Si todo esto es verdad, entonces principalmente son las mujeres el punto de referencia en el comportamiento de la sociedad. Por eso me hace gracia cuando se quejan de que los hombres carecemos de urbanidad y somos mal educados. Habrá que enfatizar que las mujeres no han sabido colocarnos a la altura de las circunstancias y de la dignidad humana, porque a veces tampoco ellas lo han hecho.

No creo que deban echar la mirada atrás para revitalizar códigos de protocolo al modo de “Carreño”, cómicos para el sentir postmoderno. Pero sí podrían revitalizar el espíritu que animaba esos códigos: vivir a la altura de la dignidad humana.
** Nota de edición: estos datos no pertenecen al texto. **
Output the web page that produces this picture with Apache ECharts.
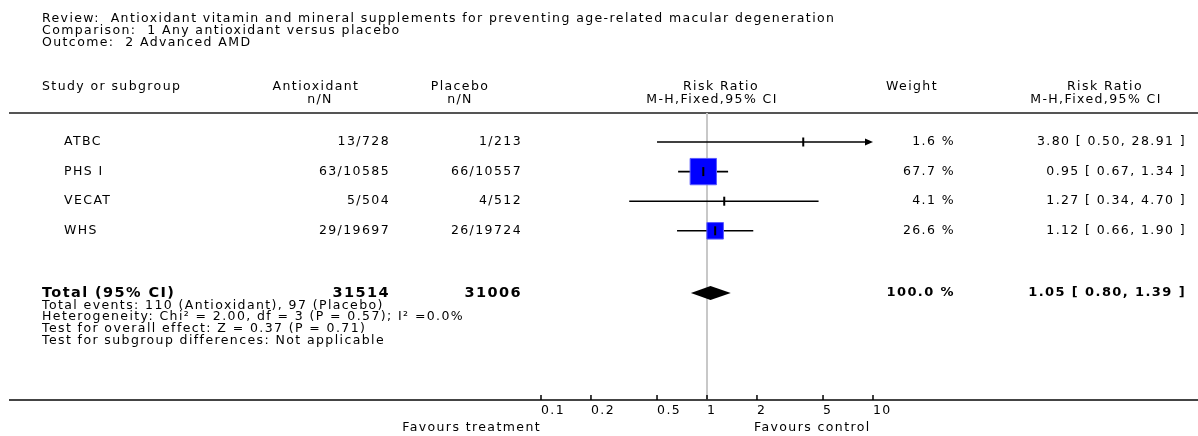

Valdrá la pena mirar hacia adelante involucrando todo el ingenio, pues al actuar de manera elegante marcarán la pauta.

Quizá cargo demasiado la mano a las mujeres. ¡Como si los hombres estuviéramos eximidos de ser elegantes! No dispenso a los hombres, pero pienso que las mujeres tienen la batuta.

 

“La elegancia,  el perfume del espíritu.”

Miguel Ángel Martí

 

IV. La elegancia consiste en impregnar las relaciones sociales con ese perfume peculiarísimo del espíritu que ha cultivado las virtudes humanas cardinales, y sabe descender a los detalles. Lo que hace habitable un edificio no es la varilla y el hormigón, sino el “calor de hogar”. De igual manera, solo la elegancia adereza las relaciones humanas como culmen de la virtud.

Bajar el nivel, es fácil: basta con dejar en el trono a la pereza. Estar al nivel para expresar y compartir lo mejor de nosotros mismos: en el pensamiento, en el rostro –una sonrisa sincera y amistosa es elegante–, en la serenidad, en lograr una conversación atractiva, con argumentos y por encima de las meras puntualidades diarias, es difícil, pues exige el talante esforzado de la excelencia.

Lo que en el fondo subyace a todo es la caridad: el no pensar solo en nosotros mismos, sino en los demás, y así evitar lo que les molesta y procurar lo que les alegra, siempre que esté a la altura de nuestra alta dignidad. Se trata, en definitiva, de dar condimento exigentemente humano a la convivencia.